Now here we have a totally reasonable question that I probably get asked at least five times a day.
When you take something into a pawn shop, do you get more if you sell the item or if you just make a loan on it?
Here’s the bottom line. Pawn shops look at pretty much everything that comes in as if they would have to resell it.
What that means is that even when you’re making a loan against something, and intend to come back and get it at a later point in time, a pawn shop is still looking at the transaction as if they might have to one day sell your item.
Now of course, pawn shops know that most people want to come back for their things.
That having been said, not all people do. It’s an unfortunate fact about the pawn industry that pawn shops have just come to accept.
It’s not that they’re bad people, it’s just that when money is tight, sometimes paying back a pawn loan takes a lower priority than other things that they are facing.
So when you go to make your loan on an item, the pawnbroker is already looking at it as if he is going to have to resell it. Therefore, the pawnbroker will be attempting to determine what he or she may be able to resell it for in the future.
From an accounting point of view, this makes a big difference when determining how much money a pawnbroker will pay for an item.
What A Pawn Shop Has To Consider When You Make A Loan On An Item
When you make a loan on an item, you might just think that whatever the pawn shop gives you for it is how much it will cost them.
However, that unfortunately is just not the case when it comes to the pawn shop’s balance sheet.
In the accounting world, expenses are based not just on an item’s principal cost but also whatever unpaid percentage of interest went into that loan when it forfeited.
Because of that, when a pawnbroker is looking at an item that they may have to resell one day, they are going to be looking at the cost of the item in addition to whatever interest charges may have stacked up on that loan should you not come back for it at a later point in time.
Why That Makes A Difference To A Pawn Shop
Why this matters to a pawn shop is that if they give you $100 for an item, and you don’t come back for it, then they also have to add the interest charges to the item when determining its cost.
So for instance, if there was $25 of unpaid interest due on the loan when it forfeited, then the actual cost of that item for the pawn shop is $125. This is obviously $25 more than the hundred dollars they originally gave you for it.
A pawn broker will keep this in mind when making you an offer on an item. If you are making a pawn loan against an item they will offer you a little less than if you were selling it.
Using the same example above, if a pawn shop offered you $100 on a loan for an item, they may have offered you a $125 if you were to sell. In the end, this is because the pawn shop knows that their cost should be right around $125 for that item either way they go.
Unfortunately for you however, if you made a pawn against an item instead of selling it, you will have only gotten $100 for it as opposed to the $125 that you may have gotten otherwise.
Is That A Normal Practice With All Pawn Shops
Yes, as far as I’m aware, this is a standardized practice across the nation.

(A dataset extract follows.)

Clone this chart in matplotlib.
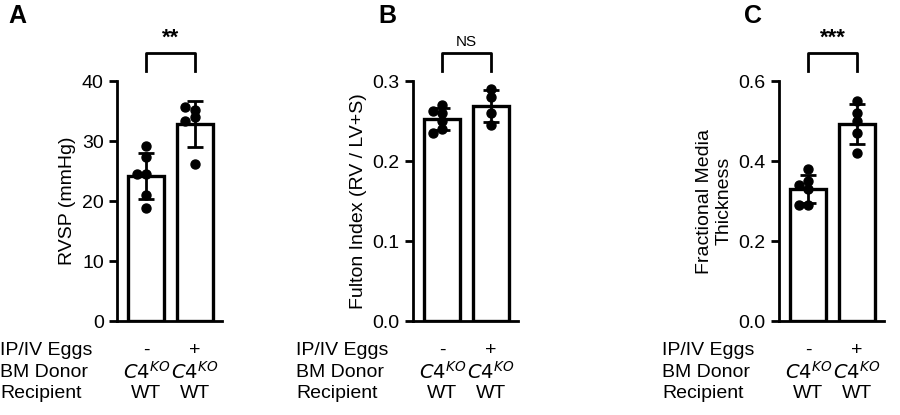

In addition to them having to calculate the true cost of an item when they are offering you a loan value for it, they may also want to give you incentive to sell it.

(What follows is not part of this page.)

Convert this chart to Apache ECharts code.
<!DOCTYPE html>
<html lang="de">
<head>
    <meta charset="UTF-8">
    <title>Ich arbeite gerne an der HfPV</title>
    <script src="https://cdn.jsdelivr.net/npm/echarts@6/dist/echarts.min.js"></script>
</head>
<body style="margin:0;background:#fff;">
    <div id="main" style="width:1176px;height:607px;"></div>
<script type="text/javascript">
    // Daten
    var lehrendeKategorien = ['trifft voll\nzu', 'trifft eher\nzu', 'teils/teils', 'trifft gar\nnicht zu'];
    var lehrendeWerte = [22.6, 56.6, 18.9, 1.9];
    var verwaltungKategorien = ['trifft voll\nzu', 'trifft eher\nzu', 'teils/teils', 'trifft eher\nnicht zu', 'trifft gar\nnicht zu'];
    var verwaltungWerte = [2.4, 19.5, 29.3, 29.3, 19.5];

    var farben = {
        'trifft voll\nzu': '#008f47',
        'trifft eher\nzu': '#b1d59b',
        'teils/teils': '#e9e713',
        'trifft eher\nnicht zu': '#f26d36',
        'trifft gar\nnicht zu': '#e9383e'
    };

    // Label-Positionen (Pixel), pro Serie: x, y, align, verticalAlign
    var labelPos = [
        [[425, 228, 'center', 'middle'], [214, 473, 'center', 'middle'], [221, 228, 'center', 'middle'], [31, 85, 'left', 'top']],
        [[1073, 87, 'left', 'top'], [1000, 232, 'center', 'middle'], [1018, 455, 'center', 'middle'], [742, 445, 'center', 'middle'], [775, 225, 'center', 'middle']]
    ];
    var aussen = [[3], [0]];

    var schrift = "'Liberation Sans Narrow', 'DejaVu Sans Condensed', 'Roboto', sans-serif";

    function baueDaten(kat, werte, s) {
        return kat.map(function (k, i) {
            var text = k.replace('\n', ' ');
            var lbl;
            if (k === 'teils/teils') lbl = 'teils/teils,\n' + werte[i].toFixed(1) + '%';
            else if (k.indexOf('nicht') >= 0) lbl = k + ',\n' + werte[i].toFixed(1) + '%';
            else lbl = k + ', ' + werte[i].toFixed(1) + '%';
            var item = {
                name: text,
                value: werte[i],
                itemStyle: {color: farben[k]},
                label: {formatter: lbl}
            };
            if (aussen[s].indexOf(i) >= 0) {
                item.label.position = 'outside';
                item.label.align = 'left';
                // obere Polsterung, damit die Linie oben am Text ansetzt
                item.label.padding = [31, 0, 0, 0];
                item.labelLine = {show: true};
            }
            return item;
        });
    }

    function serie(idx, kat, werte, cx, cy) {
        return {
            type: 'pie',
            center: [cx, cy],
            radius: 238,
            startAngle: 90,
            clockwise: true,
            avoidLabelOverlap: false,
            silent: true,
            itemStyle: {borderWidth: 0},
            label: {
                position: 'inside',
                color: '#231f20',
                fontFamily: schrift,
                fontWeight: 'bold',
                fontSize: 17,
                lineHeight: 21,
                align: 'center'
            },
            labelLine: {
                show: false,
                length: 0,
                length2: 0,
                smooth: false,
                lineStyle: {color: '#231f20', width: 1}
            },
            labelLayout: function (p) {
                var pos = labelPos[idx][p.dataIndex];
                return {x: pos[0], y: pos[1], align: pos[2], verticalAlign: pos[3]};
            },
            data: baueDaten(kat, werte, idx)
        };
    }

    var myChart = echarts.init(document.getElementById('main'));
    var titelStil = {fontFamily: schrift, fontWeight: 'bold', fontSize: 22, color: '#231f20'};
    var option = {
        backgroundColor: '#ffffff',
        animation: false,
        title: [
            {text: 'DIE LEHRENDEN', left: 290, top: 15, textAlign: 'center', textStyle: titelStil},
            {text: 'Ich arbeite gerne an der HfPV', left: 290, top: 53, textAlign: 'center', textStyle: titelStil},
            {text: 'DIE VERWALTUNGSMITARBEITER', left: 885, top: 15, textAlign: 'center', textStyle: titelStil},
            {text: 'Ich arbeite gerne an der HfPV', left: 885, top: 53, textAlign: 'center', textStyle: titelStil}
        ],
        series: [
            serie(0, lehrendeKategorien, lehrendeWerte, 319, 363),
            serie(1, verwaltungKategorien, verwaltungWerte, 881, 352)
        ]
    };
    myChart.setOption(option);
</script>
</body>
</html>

The reason for this is that when you sell an item, a pawn shop will typically have to hold it for a much shorter amount of time before they can turn around and resell it.
For instance, if you make a loan against an item a pawn shop may have to hold onto it between three and six months before the item forfeits and they can sell it.
However, when you sell an item, a pawn shop may only have to hold onto it between five days and a month before they can resell it. This is beneficial to them because it gets cash back into the business that they had already spent when they bought the item.
This is known as turning inventory, and it is very common practice in retail establishments.
Are There Any Exceptions To This Rule
There may be some cases where there are exceptions to this basic rule.
For instance, if you are a long term customer that has never forfeited a loan and always paid on time, then a pawn shop may over looking their normal cost analysis. This is because they know that it is extremely likely that you are going to come back and get your item when you are supposed to.
This all but eliminates their concern about how much an item will cost them because they know that it is very unlikely that they will be stuck in the position of having to resell it at a later point in time.
However, even if you are a long time customer with a pawn shop, if you have a somewhat spotty history of not picking everything up (or forfeiting some loans), or not paying exactly on time, then you may find that a pawn shop is less likely to bend on this rule.
This isn’t personal, it’s purely a matter of determining if they may have to resell the item later and what that item will cost them should they need to do that.